1. Stonehenge – Wednesday 6th February

      There is no snow, no ice, no physical evidence to indicate exactly how cold it is today, but the wind is so bitter it actually hurts.

      Mark Anstee drawing Stonehenge 6th February

      We arrive on the tarmac path with a party of South East Asian visitors. One girl is wearing shorts with a pair of tights under them. And by ‘tights’ I mean sheer nylon, 20 denier transparent tights. I notice she doesn’t stay for long. She poses for the obligatory photos then hurries round and out.

      I watch the EH Staff remove their gloves to take photos, then put them back on for a short while until they’re asked again to take another photo and once more expose fingers to the arctic wind.

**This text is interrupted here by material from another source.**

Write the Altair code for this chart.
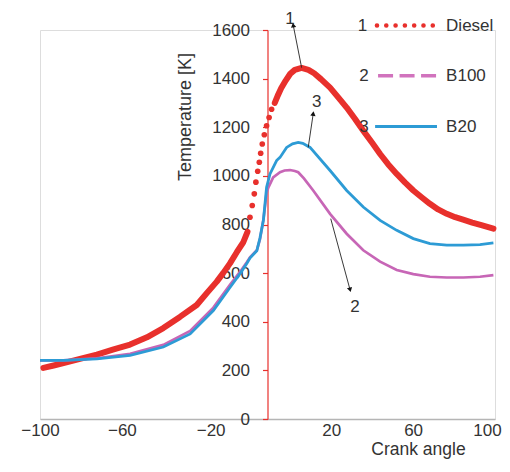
import altair as alt
import pandas as pd

# ---------------- data ----------------
# Diesel (1): dense part on the left, sparse dots during the steep rise, dense part on the right
diesel_left_x = [-98.5, -94, -89.7, -82, -75, -68, -60.4, -53, -45.8, -38.5, -31.1, -26.5, -22.3, -19.5, -16.5, -13.5, -10.6, -8.8]
diesel_left_T = [210, 220, 230, 248, 265, 285, 306, 336, 374, 420, 469, 520, 565, 600, 640, 686, 728, 770]
diesel_dots_x = [-7.7, -6.7, -5.8, -5.1, -4.3, -3.6, -3.0, -2.3, -1.4, -0.4, 0.7, 1.8]
diesel_dots_T = [830, 878, 926, 974, 1019, 1056, 1093, 1131, 1169, 1206, 1240, 1274]
diesel_right_x = [3.2, 4.5, 6, 8, 10, 12, 15, 18, 20.5, 23.5, 27.5, 31, 34.8, 38.5, 42.1, 46, 49.5, 53,
                  56.8, 60.5, 64.1, 68, 71.4, 75, 78.8, 82.5, 86, 90, 94, 99.3]
diesel_right_T = [1300, 1330, 1360, 1392, 1420, 1436, 1444, 1436, 1422, 1398, 1363, 1324, 1281, 1234, 1186, 1136,
                  1090, 1048, 1008, 972, 940, 910, 885, 862, 844, 830, 820, 808, 797, 783]

# B100 (2)
b100_x = [-100, -89.7, -75, -60.4, -45.8, -34, -23.8, -16.5, -12, -9.1, -7.7, -4.7, -3.3, -1.8, -0.4, 0.4, 2.5,
          5.5, 7.5, 9.9, 12, 13.5, 16, 20.1, 27.5, 34.8, 42.1, 49.5, 56.8, 64.1, 71.4, 78.8, 86.1, 93.4, 99.3]
b100_T = [241, 241, 249, 268, 305, 362, 458, 552, 606, 645, 665, 694, 740, 820, 930, 953, 994,
          1015, 1022, 1024, 1020, 1015, 990, 940, 844, 762, 694, 647, 613, 596, 585, 582, 582, 585, 592]

# B20 (3)
b20_x = [-100, -89.7, -75, -60.4, -45.8, -34, -23.8, -16.5, -12, -9.1, -7.7, -4.7, -3.3, -1.8, -0.4, 1.1, 4,
         5.5, 8.4, 11, 13.5, 15.5, 18.7, 27.5, 34.8, 42.1, 49.5, 56.8, 64.1, 71.4, 78.8, 86.1, 93.4, 99.3]
b20_T = [241, 241, 247, 262, 296, 350, 446, 541, 599, 640, 662, 692, 745, 817, 953, 1008, 1063,
         1076, 1117, 1132, 1138, 1134, 1117, 1022, 940, 872, 817, 776, 742, 721, 715, 715, 717, 724]

# axis ticks as they appear in the figure
x_tick_pos = [-100, -64, -25, 28, 64, 96.5]
x_tick_lab = ["\u2212100", "\u221260", "\u221220", "20", "60", "100"]
y_ticks = [0, 200, 400, 600, 800, 1000, 1200, 1400, 1600]

# curve-number annotations (text position, arrow start, arrow end, arrowhead angle)
ann_text = ["1", "3", "2"]
ann_tx = [9.9, 21.6, 38.5]
ann_tT = [1645, 1305, 462]
arr_x1 = [15.0, 17.9, 27.8]
arr_T1 = [1445, 1117, 824]
arr_x2 = [11.3, 20.1, 36.3]
arr_T2 = [1620, 1256, 531]
arr_ang = [350, 8, 165]

# legend
leg_num = ["1", "2", "3"]
leg_name = ["Diesel", "B100", "B20"]
leg_T = [1618, 1412, 1203]
leg_num_x = [41.7, 42.4, 42.4]
leg_line_x1 = [48.1, 48.6, 47.3]
leg_line_x2 = [72.7, 74.5, 74.5]
leg_lab_x = [78.5, 78.5, 78.5]

RED = "#e8302c"
PINK = "#c766b6"
BLUE = "#2d9bd5"
TXT = "#333333"
FONT = "Liberation Sans"

xs = alt.Scale(domain=[-100, 100], nice=False, zero=False)
ys = alt.Scale(domain=[0, 1600], nice=False)

dl = pd.DataFrame({"x": diesel_left_x + diesel_right_x,
                   "T": diesel_left_T + diesel_right_T,
                   "part": ["L"] * len(diesel_left_x) + ["R"] * len(diesel_right_x)})
dd = pd.DataFrame({"x": diesel_dots_x, "T": diesel_dots_T})
p2 = pd.DataFrame({"x": b100_x, "T": b100_T})
p3 = pd.DataFrame({"x": b20_x, "T": b20_T})

label_expr = " : ".join(
    [f"datum.value == {p} ? '{l}'" for p, l in zip(x_tick_pos, x_tick_lab)]) + " : ''"

x_axis = alt.Axis(values=x_tick_pos, labelExpr=label_expr, title="Crank angle", grid=False,
                  ticks=False, domainColor="#b5b5b5", domainWidth=1.5, labelFlush=False,
                  labelFont=FONT, labelFontSize=17, labelColor=TXT, labelPadding=3,
                  labelOverlap=False,
                  titleFont=FONT, titleFontSize=17.5, titleFontWeight="normal", titleColor=TXT,
                  titleX=378, titleY=30, titleAlign="center", titleBaseline="middle")
y_axis = alt.Axis(values=y_ticks, format="d", title="Temperature [K]", grid=False, offset=-227.5,
                  domainColor=RED, domainWidth=1.2, tickColor=RED, tickSize=5, tickWidth=1.2,
                  labelFont=FONT, labelFontSize=17, labelColor=TXT, labelPadding=13,
                  labelBaseline="middle", labelOverlap=False,
                  titleFont=FONT, titleFontSize=18, titleFontWeight="normal", titleColor=TXT,
                  titleAngle=270, titleX=-82.5, titleY=86.5, titleAlign="center",
                  titleBaseline="middle")

base_x = alt.X("x:Q", scale=xs, axis=x_axis)
base_y = alt.Y("T:Q", scale=ys, axis=y_axis)

diesel_line = alt.Chart(dl).mark_line(color=RED, strokeWidth=6, strokeCap="round",
                                      strokeJoin="round").encode(
    x=base_x, y=base_y, detail="part:N")
diesel_dots = alt.Chart(dd).mark_circle(color=RED, size=32, opacity=1).encode(
    x=alt.X("x:Q", scale=xs), y=alt.Y("T:Q", scale=ys))
b100_line = alt.Chart(p2).mark_line(color=PINK, strokeWidth=2.7).encode(
    x=alt.X("x:Q", scale=xs), y=alt.Y("T:Q", scale=ys))
b20_line = alt.Chart(p3).mark_line(color=BLUE, strokeWidth=2.8).encode(
    x=alt.X("x:Q", scale=xs), y=alt.Y("T:Q", scale=ys))

ann = pd.DataFrame({"t": ann_text, "tx": ann_tx, "tT": ann_tT, "x1": arr_x1, "T1": arr_T1,
                    "x2": arr_x2, "T2": arr_T2, "ang": arr_ang})
arrows = alt.Chart(ann).mark_rule(color="#222222", strokeWidth=0.9).encode(
    x=alt.X("x1:Q", scale=xs), y=alt.Y("T1:Q", scale=ys), x2="x2:Q", y2="T2:Q")
heads = alt.Chart(ann).mark_point(shape="triangle-up", filled=True, color="#111111",
                                  size=28, opacity=1).encode(
    x=alt.X("x2:Q", scale=xs), y=alt.Y("T2:Q", scale=ys), angle=alt.Angle("ang:Q", scale=None))
ann_txt = alt.Chart(ann).mark_text(font=FONT, fontSize=17, color=TXT).encode(
    x=alt.X("tx:Q", scale=xs), y=alt.Y("tT:Q", scale=ys), text="t:N")

leg = pd.DataFrame({"num": leg_num, "name": leg_name, "T": leg_T, "nx": leg_num_x,
                    "x1": leg_line_x1, "x2": leg_line_x2, "lx": leg_lab_x})
leg_nums = alt.Chart(leg).mark_text(font=FONT, fontSize=17, color=TXT).encode(
    x=alt.X("nx:Q", scale=xs), y=alt.Y("T:Q", scale=ys), text="num:N")
leg_labs = alt.Chart(leg).mark_text(font=FONT, fontSize=17, color=TXT, align="left").encode(
    x=alt.X("lx:Q", scale=xs), y=alt.Y("T:Q", scale=ys), text="name:N")
leg_d = alt.Chart(leg).transform_filter("datum.name == 'Diesel'").mark_rule(
    color=RED, strokeWidth=4.5, strokeCap="round", strokeDash=[0.1, 9.2]).encode(
    x=alt.X("x1:Q", scale=xs), x2="x2:Q", y=alt.Y("T:Q", scale=ys))
leg_p = alt.Chart(leg).transform_filter("datum.name == 'B100'").mark_rule(
    color="#d173bd", strokeWidth=3.5, strokeDash=[15, 6.5]).encode(
    x=alt.X("x1:Q", scale=xs), x2="x2:Q", y=alt.Y("T:Q", scale=ys))
leg_b = alt.Chart(leg).transform_filter("datum.name == 'B20'").mark_rule(
    color=BLUE, strokeWidth=3).encode(
    x=alt.X("x1:Q", scale=xs), x2="x2:Q", y=alt.Y("T:Q", scale=ys))

chart = alt.layer(
    diesel_line, diesel_dots, b100_line, b20_line,
    arrows, heads, ann_txt, leg_nums, leg_labs, leg_d, leg_p, leg_b
).properties(
    width=455, height=389,
    autosize=alt.AutoSizeParams(type="none"),
    padding={"left": 32, "top": 22, "right": 7, "bottom": 40},
).configure_view(stroke=None).configure(background="white")

chart.save("out.html", embed_options={"renderer": "svg", "actions": False})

      Mark is sitting in front of his Trilithon. He reckons he can sit for an hour in this weather but I can’t. The artist is made of stronger stuff than I. He can actually draw with gloves on which is a blessing.

      There’s obviously a major exercise going on over Salisbury Plain. The helicopters, various types, are busy, and frequent booms shake the air. It does sound as though they really are blowing things up, but there I have to go to my imagination. I know there are villages, disused or purpose built on the Plain for the soldiers to train in, but do they physically blow up buildings?

      I walk round the stones to keep my blood flowing and notice the ground has been vigorously spiked by some sort of mechanical rotary implement. It’s muddy but no longer water logged.

      A couple in thin fleecy hoodies stand to take a photo of the stones, their faces mottled with bright pink patches as their skin reacts to the cold.

      A tank rumbles past on the road by the chain-link fence, desert camouflage colours with two soldiers in hi-viz jackets standing on top and a flashing light doing its thing at the rear of the vehicle. Conspicuous…

      The illustration on the slope

      I leave Mark concentrating on his drawing and head out of the monument field to find shelter. On the slope on the way to the tunnel there’s a type of mural, a colourful drawing printed on large vinyl panels. It’s one of those pictures particularly favoured by the heritage organizations during the 80s and 90s that illustrates a possible scenario relating to the history of the place, in this case, the construction of Stonehenge.

      A team of half dressed men haul a huge sarsen rock up the slope. Today it strikes me as interesting that in this image of ropes and brute strength, it is perpetually summer. No matter how arduous the effort of dragging several tons of stone across the Wiltshire landscape, a bit of skirt to protect your modesty simply wouldn’t do in temperatures like today’s.

      In the car park, jackdaws and crows cling to the branches of the naked hawthorns, swaying precariously as they’re buffeted by the winds.